Introduction to Spark Performance
Apache Spark is a powerful open-source distributed computing framework for scalable and efficient analysis of big data apps running on commodity compute clusters. Spark provides a framework for programming entire clusters with built-in data parallelism and fault tolerance while hiding the underlying complexities of using distributed systems.
Spark has seen a massive spike in adoption by enterprises across a wide swath of verticals, applications, and use cases. Spark provides speed (up to 100x faster in-memory execution than Hadoop MapReduce) and easy access to all Spark components (write apps in R, Python, Scala, and Java) via unified high-level APIs. Spark also handles a wide range of workloads (ETL, BI, analytics, ML, graph processing, etc.) and performs interactive SQL queries, batch processing, streaming data analytics, and data pipelines. Spark is also replacing MapReduce as the processing engine component of Hadoop.

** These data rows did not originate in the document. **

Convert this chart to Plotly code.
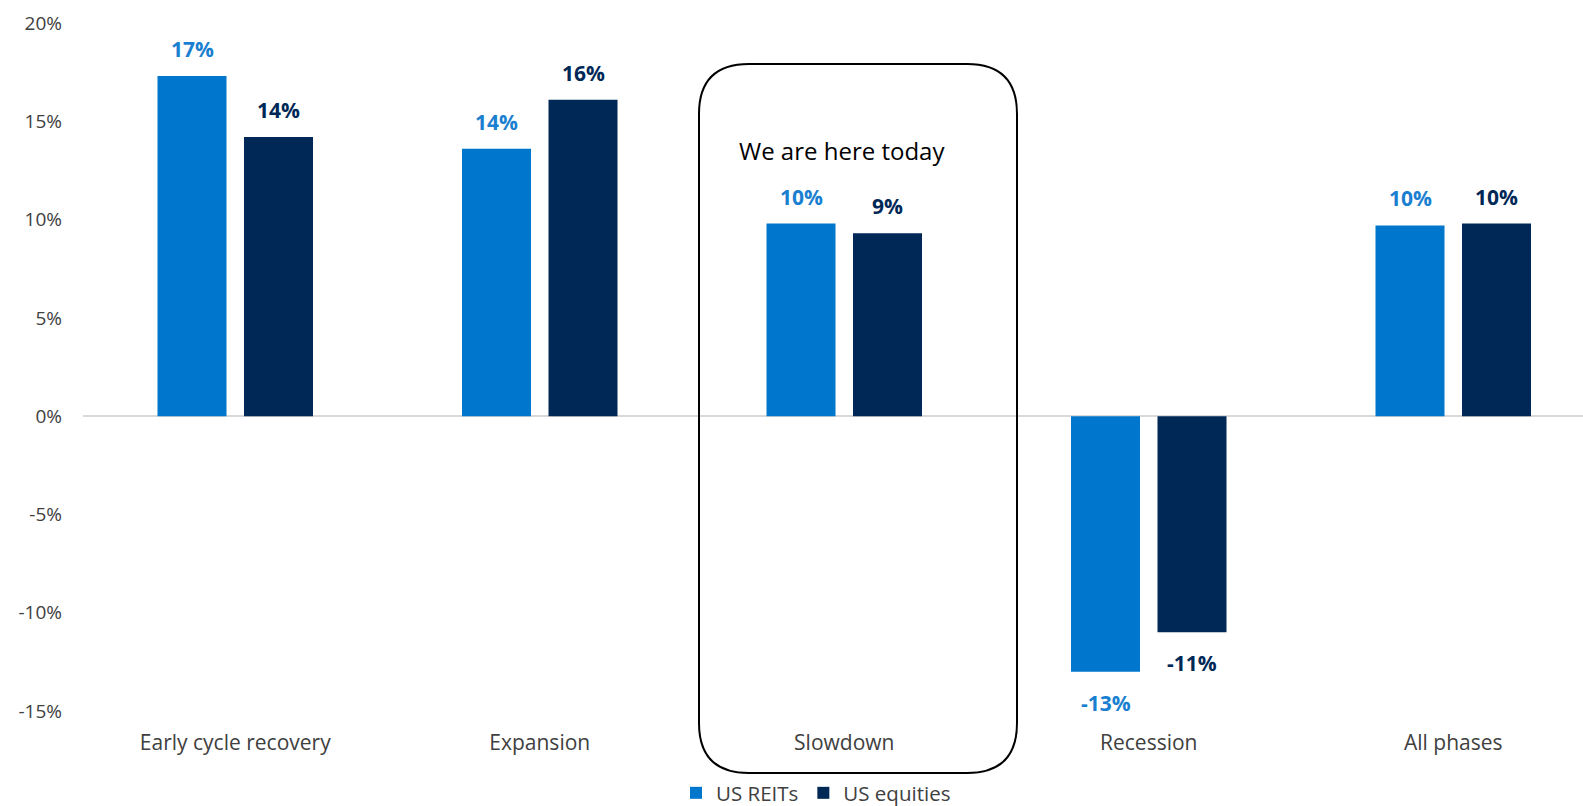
import plotly.graph_objects as go

categories = ["Early cycle recovery", "Expansion", "Slowdown", "Recession", "All phases"]
reits = [17.3, 13.6, 9.8, -13.0, 9.7]
equities = [14.2, 16.1, 9.3, -11.0, 9.8]
reit_labels = ["17%", "14%", "10%", "-13%", "10%"]
eq_labels = ["14%", "16%", "9%", "-11%", "10%"]
ytickvals = [-15, -10, -5, 0, 5, 10, 15, 20]
yticktext = ["-15%", "-10%", "-5%", "0%", "5%", "10%", "15%", "20%"]

C_REIT = "#0077CC"
C_EQ = "#002856"
FONT = "Open Sans"
TXT = "#404040"

W, H = 1583, 806
ML, MR, MT, MB = 83, 0, 23, 95
PW, PH = W - ML - MR, H - MT - MB
BAND = 304.5
SLOT = 86.5

fig = go.Figure()
fig.add_trace(go.Bar(x=categories, y=reits, name="US REITs", marker=dict(color=C_REIT, line=dict(width=0))))
fig.add_trace(go.Bar(x=categories, y=equities, name="US equities", marker=dict(color=C_EQ, line=dict(width=0))))

def add_labels(vals, labels, color, shift):
    for c, v, t in zip(categories, vals, labels):
        fig.add_annotation(x=c, y=v, text=f"<b>{t}</b>", showarrow=False, xshift=shift,
                           xanchor="center", yanchor="middle",
                           yshift=27 if v >= 0 else -31,
                           font=dict(family=FONT, size=21, color=color))

add_labels(reits, reit_labels, "#1A7FD0", -SLOT / 2)
add_labels(equities, eq_labels, C_EQ, SLOT / 2)

def px(x):
    return (x - ML) / PW

def py(y):
    return (MT + PH - y) / PH

# rounded box around Slowdown
x0, x1, y0, y1, r = 699, 1017, 64, 773, 50
path = (
    f"M {px(x0+r)},{py(y0)} L {px(x1-r)},{py(y0)} Q {px(x1)},{py(y0)} {px(x1)},{py(y0+r)} "
    f"L {px(x1)},{py(y1-r)} Q {px(x1)},{py(y1)} {px(x1-r)},{py(y1)} "
    f"L {px(x0+r)},{py(y1)} Q {px(x0)},{py(y1)} {px(x0)},{py(y1-r)} "
    f"L {px(x0)},{py(y0+r)} Q {px(x0)},{py(y0)} {px(x0+r)},{py(y0)} Z"
)
fig.add_shape(type="path", path=path, xref="paper", yref="paper",
              line=dict(color="black", width=2), fillcolor="rgba(0,0,0,0)")

fig.add_annotation(x=px(842), y=py(150), xref="paper", yref="paper", text="We are here today",
                   xanchor="center", yanchor="middle",
                   showarrow=False, font=dict(family=FONT, size=24, color="black"))

n_vis = PW / BAND
fig.update_layout(
    width=W, height=H,
    margin=dict(l=ML, r=MR, t=MT, b=MB, pad=0, autoexpand=False),
    paper_bgcolor="white", plot_bgcolor="white",
    barmode="group",
    bargap=1 - 2 * SLOT / BAND,
    bargroupgap=1 - 69 / SLOT,
    font=dict(family=FONT, size=19, color=TXT),
    showlegend=True,
    legend=dict(orientation="h", x=px(816), xanchor="center", y=py(793), yanchor="middle",
                font=dict(family=FONT, size=20.5, color=TXT), itemwidth=30,
                bgcolor="rgba(0,0,0,0)"),
    xaxis=dict(type="category", range=[-0.5, -0.5 + n_vis], showgrid=False, showline=False,
               automargin=False,
               ticks="", ticklabelstandoff=17, tickfont=dict(family=FONT, size=21, color=TXT)),
    yaxis=dict(range=[-15, 20], tickvals=ytickvals, ticktext=yticktext, showgrid=False,
               automargin=False,
               showline=False, ticks="", zeroline=True, zerolinecolor="#d9d9d9", zerolinewidth=2,
               ticklabelstandoff=20, tickfont=dict(family=FONT, size=19, color=TXT)),
)

post = (
    "document.documentElement.style.margin='0';"
    "document.documentElement.style.overflow='hidden';"
    "document.body.style.margin='0';"
    "document.body.style.overflow='hidden';"
)
fig.write_html("out.html", config={"displayModeBar": False}, post_script=post)
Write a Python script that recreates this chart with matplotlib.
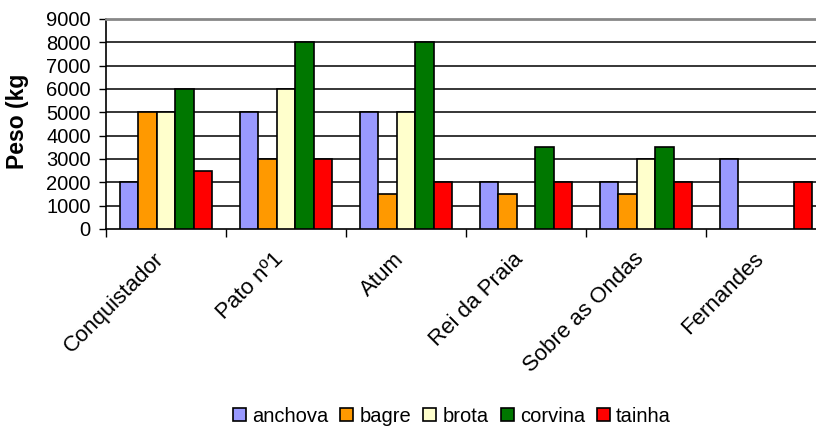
import numpy as np
from matplotlib import pyplot as plt
from matplotlib.transforms import ScaledTranslation

categories = ["Conquistador", "Pato nº1", "Atum", "Rei da Praia", "Sobre as Ondas", "Fernandes"]
series_names = ["anchova", "bagre", "brota", "corvina", "tainha"]
anchova = [2000, 5000, 5000, 2000, 2000, 3000]
bagre = [5000, 3000, 1500, 1500, 1500, None]
brota = [5000, 6000, 5000, None, 3000, None]
corvina = [6000, 8000, 8000, 3500, 3500, None]
tainha = [2500, 3000, 2000, 2000, 2000, 2000]
colors = ["#9999ff", "#ff9900", "#ffffcc", "#007700", "#ff0000"]

plt.rcParams["font.family"] = ["Liberation Sans", "DejaVu Sans"]

fig = plt.figure(figsize=(8.16, 4.30), dpi=100)
ax = fig.add_axes([106 / 816, 201 / 430, 720 / 816, 210 / 430])

w = 1 / 6.5
x = np.arange(len(categories))
for i, (name, vals) in enumerate(zip(series_names, [anchova, bagre, brota, corvina, tainha])):
    xs = [xi + (i - 2) * w for xi, v in zip(x, vals) if v is not None]
    ys = [v for v in vals if v is not None]
    ax.bar(xs, ys, width=w, color=colors[i], edgecolor="black", linewidth=1.2,
           label=name, zorder=3)

for y in range(1000, 9000, 1000):
    ax.axhline(y, color="black", linewidth=1.1, zorder=1)

ax.set_xlim(-0.5, len(categories) - 0.5)
ax.set_ylim(0, 9000)
ax.set_yticks(range(0, 9001, 1000))
ax.tick_params(axis="y", labelsize=14.5, length=5, width=1, pad=6)

ax.set_xticks(np.arange(len(categories) + 1) - 0.5)
ax.set_xticklabels([])
ax.tick_params(axis="x", which="major", length=6, width=1)
ax.set_xticks(x, minor=True)
ax.set_xticklabels(categories, minor=True, rotation=45, ha="right",
                   rotation_mode="anchor", fontsize=16)
ax.tick_params(axis="x", which="minor", length=0, pad=14)
shift = ScaledTranslation(-13 / 100, 0, fig.dpi_scale_trans)
for lbl in ax.get_xticklabels(minor=True):
    lbl.set_transform(lbl.get_transform() + shift)

ax.spines["right"].set_visible(False)
ax.spines["top"].set_color("#888888")
ax.spines["top"].set_linewidth(2)
ax.spines["left"].set_linewidth(1.2)
ax.spines["bottom"].set_linewidth(1.2)

fig.text(18 / 816, 1 - 121 / 430, "Peso (kg", rotation=90, ha="center", va="center",
         fontsize=16.5, fontweight="bold")

fig.legend(loc="center", bbox_to_anchor=(452 / 816, 1 - 416 / 430), ncol=5,
           frameon=False, fontsize=14.5, handlelength=0.65, handleheight=0.65,
           handletextpad=0.3, columnspacing=0.6, borderaxespad=0)

fig.savefig("out.png", dpi=100)
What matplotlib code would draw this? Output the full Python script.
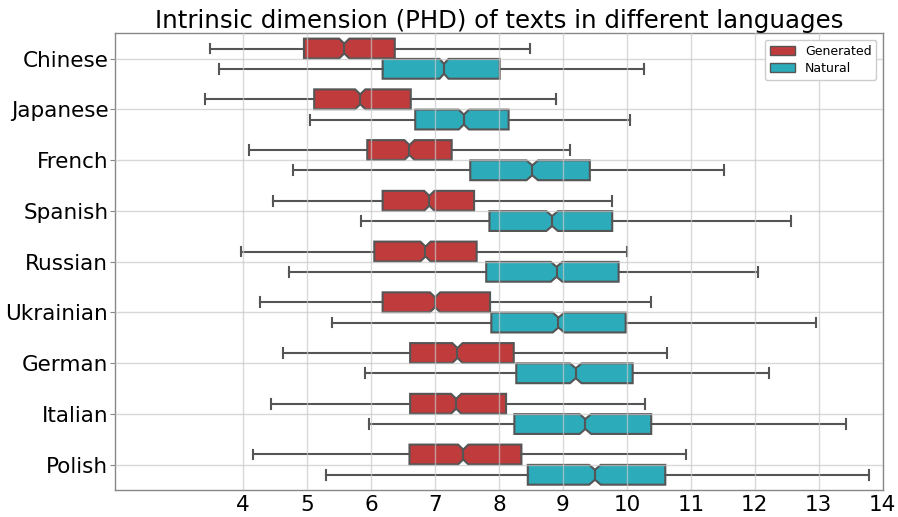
import matplotlib
matplotlib.use("Agg")
import matplotlib.pyplot as plt
from matplotlib.patches import Patch
import numpy as np

languages = ["Chinese", "Japanese", "French", "Spanish", "Russian",
             "Ukrainian", "German", "Italian", "Polish"]
series = ["Generated", "Natural"]

# Generated statistics
gen_whislo = [3.48, 3.41, 4.09, 4.46, 3.97, 4.26, 4.63, 4.44, 4.16]
gen_q1     = [4.95, 5.11, 5.94, 6.18, 6.05, 6.18, 6.61, 6.61, 6.60]
gen_med    = [5.58, 5.83, 6.60, 6.91, 6.85, 7.00, 7.35, 7.33, 7.44]
gen_q3     = [6.37, 6.62, 7.26, 7.61, 7.65, 7.86, 8.23, 8.11, 8.35]
gen_whishi = [8.48, 8.89, 9.11, 9.76, 10.00, 10.38, 10.62, 10.28, 10.92]
gen_notch  = [0.08, 0.08, 0.08, 0.08, 0.08, 0.08, 0.08, 0.08, 0.08]

# Natural statistics
nat_whislo = [3.62, 5.04, 4.78, 5.84, 4.71, 5.39, 5.90, 5.97, 5.30]
nat_q1     = [6.18, 6.69, 7.55, 7.85, 7.80, 7.88, 8.27, 8.24, 8.45]
nat_med    = [7.14, 7.45, 8.52, 8.83, 8.90, 8.93, 9.20, 9.35, 9.50]
nat_q3     = [8.01, 8.15, 9.42, 9.77, 9.87, 9.98, 10.09, 10.38, 10.60]
nat_whishi = [10.26, 10.05, 11.52, 12.56, 12.05, 12.95, 12.22, 13.42, 13.78]
nat_notch  = [0.07, 0.08, 0.09, 0.09, 0.09, 0.09, 0.09, 0.09, 0.09]

xticks = [4, 5, 6, 7, 8, 9, 10, 11, 12, 13, 14]

colors = {"Generated": "#BF3B3C", "Natural": "#2CABBA"}
edge = "#555555"


def make_stats(wl, q1, med, q3, wh, nh):
    out = []
    for a, b, c, d, e, n in zip(wl, q1, med, q3, wh, nh):
        out.append(dict(whislo=a, q1=b, med=c, q3=d, whishi=e,
                        cilo=c - n, cihi=c + n, fliers=[]))
    return out


fig = plt.figure(figsize=(8.98, 5.17), dpi=100)
ax = fig.add_axes([0.1284, 0.0522, 0.983 - 0.1284, 0.9356 - 0.0522])

stats_sets = {
    "Generated": make_stats(gen_whislo, gen_q1, gen_med, gen_q3, gen_whishi, gen_notch),
    "Natural": make_stats(nat_whislo, nat_q1, nat_med, nat_q3, nat_whishi, nat_notch),
}
offsets = {"Generated": -0.2, "Natural": 0.2}
idx = np.arange(len(languages))

for s in series:
    pos = idx + offsets[s]
    ax.bxp(stats_sets[s], positions=pos, widths=0.39, vert=False,
           shownotches=True, showfliers=False, patch_artist=True,
           boxprops=dict(facecolor=colors[s], edgecolor=edge, linewidth=1.5),
           whiskerprops=dict(color=edge, linewidth=1.5),
           capprops=dict(color=edge, linewidth=1.5),
           medianprops=dict(color=edge, linewidth=1.5),
           manage_ticks=False)

ax.set_xlim(2, 14)
ax.set_ylim(len(languages) - 0.5, -0.5)
ax.set_xticks(xticks)
ax.set_xticklabels([str(t) for t in xticks], fontsize=15.5)
ax.set_yticks(idx)
ax.set_yticklabels(languages, fontsize=15.5)
ax.tick_params(axis="x", length=0, pad=3.5)
ax.tick_params(axis="y", length=3.5, width=0.8, color="#888888", pad=1.5)

ax.set_axisbelow(False)
ax.grid(True, color="#c8c8c8", linewidth=1.0, alpha=0.7)
for sp in ax.spines.values():
    sp.set_color("#888888")
    sp.set_linewidth(1.0)

ax.set_title("Intrinsic dimension (PHD) of texts in different languages",
             fontsize=17.6, pad=4)

handles = [Patch(facecolor=colors[s], edgecolor=edge, linewidth=1.0, label=s) for s in series]
ax.legend(handles=handles, loc="upper right", fontsize=9, framealpha=1.0,
          labelspacing=0.35)

fig.savefig("out.png", dpi=100)
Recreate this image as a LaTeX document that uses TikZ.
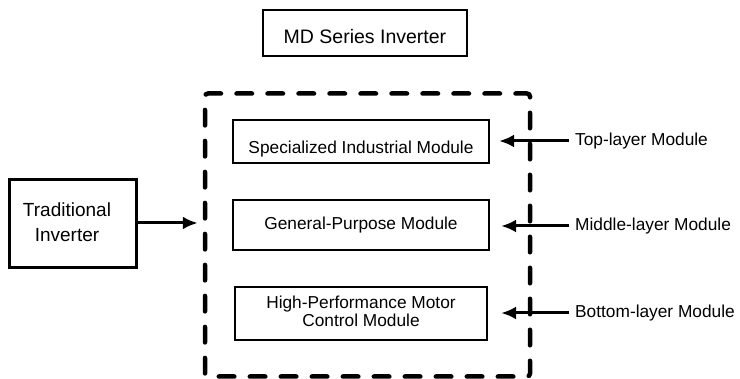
\documentclass[tikz,border=0pt]{standalone}
\usepackage{fontspec}
\setmainfont{Liberation Sans}
\usetikzlibrary{arrows.meta}
\begin{document}
\begin{tikzpicture}[x=1pt,y=-1pt,
  modbox/.style={draw=black, line width=2.2pt, inner sep=0pt, align=center,
    font=\fontsize{17.3}{18.3}\selectfont},
  framebox/.style={draw=black, line width=4.5pt, rounded corners=3pt, line cap=round,
    dash pattern=on 15.5pt off 15.5pt, dash phase=4pt, inner sep=0pt},
  laytext/.style={anchor=west, inner xsep=6pt, inner ysep=0pt, font=\fontsize{17.3}{18.3}\selectfont},
  arr/.style={line width=3pt, -{Latex[length=15pt,width=13pt]}}
]
\useasboundingbox (0,0) rectangle (740,379);
\fill[white] (0,0) rectangle (740,379);

\node[modbox, line width=2pt, minimum width=204pt, minimum height=46pt,
  text height=20.6pt, text depth=0pt,
  font=\fontsize{19.5}{21}\selectfont] (md) at (365,33) {MD Series Inverter};

\node[framebox, minimum width=325pt, minimum height=283pt] (frame) at (367.5,235) {};

\node[modbox, minimum width=256pt, minimum height=43pt, text height=24pt, text depth=0pt] (spec) at (361,141.5) {Specialized Industrial Module};
\node[modbox, minimum width=256pt, minimum height=50pt] (gen) at (361,225) {General-Purpose Module};
\node[modbox, minimum width=252pt, minimum height=53pt] (hpm) at (361,313.5) {\begin{tabular}{@{}c@{}}High-Performance Motor\\Control Module\end{tabular}};

\node[modbox, line width=3pt, minimum width=127pt, minimum height=88pt,
  font=\fontsize{19}{25}\selectfont] (trad) at (72.5,224) {\hspace*{-11pt}\begin{tabular}{@{}c@{}}Traditional\\Inverter\end{tabular}};

\node[laytext] (top) at (569,141) {Top-layer Module};
\node[laytext] (mid) at (569,226) {Middle-layer Module};
\node[laytext] (bot) at (569,313) {Bottom-layer Module};

\draw[arr] (trad.east |- 0,223) -- ([xshift=-5pt]frame.west |- 0,223);
\draw[arr] (top.west) -- ([xshift=9pt]spec.east |- top.west);
\draw[arr] (mid.west) -- ([xshift=11pt]gen.east |- mid.west);
\draw[arr] (bot.west) -- ([xshift=13pt]hpm.east |- bot.west);
\end{tikzpicture}
\end{document}
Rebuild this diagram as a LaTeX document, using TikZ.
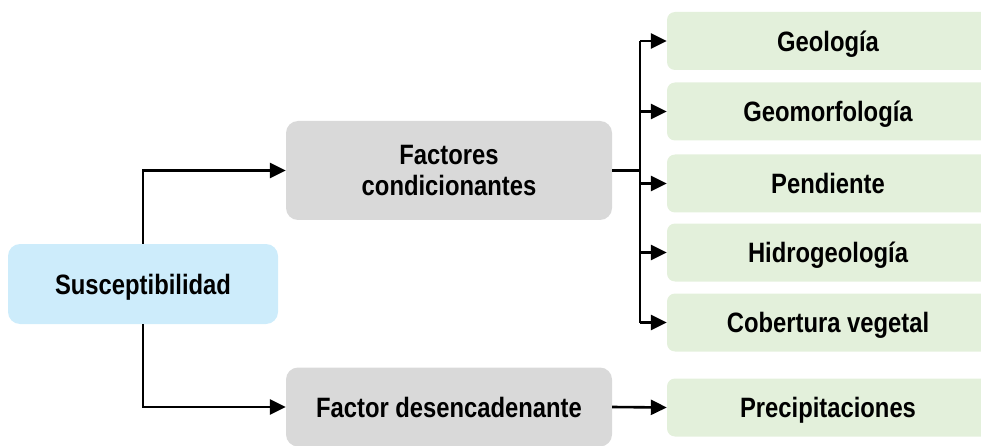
\documentclass[tikz,border=0pt]{standalone}
\usepackage{fontspec}
\setmainfont{Liberation Sans}[FakeStretch=0.85]
\usetikzlibrary{arrows.meta}
\definecolor{susblue}{RGB}{205,236,251}
\definecolor{factgray}{RGB}{217,217,217}
\definecolor{varigreen}{RGB}{227,240,219}
\tikzset{
  boxtext/.style={font=\fontsize{28}{31}\selectfont\bfseries, align=center, inner sep=0pt},
  oneline/.style={text height=24pt, text depth=3.5pt},
  susbox/.style={boxtext, oneline, fill=susblue, rounded corners=12pt, minimum width=270pt, minimum height=80pt},
  factbox/.style={boxtext, fill=factgray, rounded corners=12pt, minimum width=326pt},
  varbox/.style={boxtext, oneline, fill=varigreen, rounded corners=8pt, minimum width=322pt, minimum height=58pt},
  wire/.style={line width=2.6pt},
  link/.style={wire, -{Triangle[length=16pt,width=15pt]}}
}
\begin{document}
\begin{tikzpicture}[x=1pt,y=-1pt]
\useasboundingbox (0,0) rectangle (981,446);
% Main node
\node[susbox] (sus) at (143,284) {Susceptibilidad};
% Factors
\node[factbox, minimum height=99pt] (cond) at (449,170.5) {Factores\\condicionantes};
\node[factbox, oneline, minimum height=79pt] (desen) at (449,407) {Factor desencadenante};
% Variables
\node[varbox] (geo) at (828,41) {Geología};
\node[varbox] (geom) at (828,111.5) {Geomorfología};
\node[varbox] (pend) at (828,183.5) {Pendiente};
\node[varbox] (hidro) at (828,252.5) {Hidrogeología};
\node[varbox] (cob) at (828,322.5) {Cobertura vegetal};
\node[varbox] (prec) at (828,407.5) {Precipitaciones};
%
% Connectors
\draw[link] (sus.north) |- (cond.west);
\draw[link] (sus.south) |- (desen.west);
\coordinate (bus) at (640,170.5);
\draw[wire] (cond.east) -- (bus);
\draw[wire] (bus |- geo.west) -- (bus |- cob.west);
\foreach \v in {geo,geom,pend,hidro,cob}
  \draw[link] (bus |- \v.west) -- (\v.west);
\draw[link] (desen.east) -- (prec.west);
\end{tikzpicture}
\end{document}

Spark applications are easy to write and easy to understand when everything goes according to plan. However, it becomes very difficult when Spark applications start to slow down or fail. Sometimes a well-tuned application might fail due to a data change or a data layout change. Sometimes an application which had been running well so far, starts behaving badly due to resource starvation. The list goes on and on.
It's not only important to understand a Spark application, but also its underlying runtime components like disk usage, network usage, contention, etc., so that we can make an informed decision when things go bad.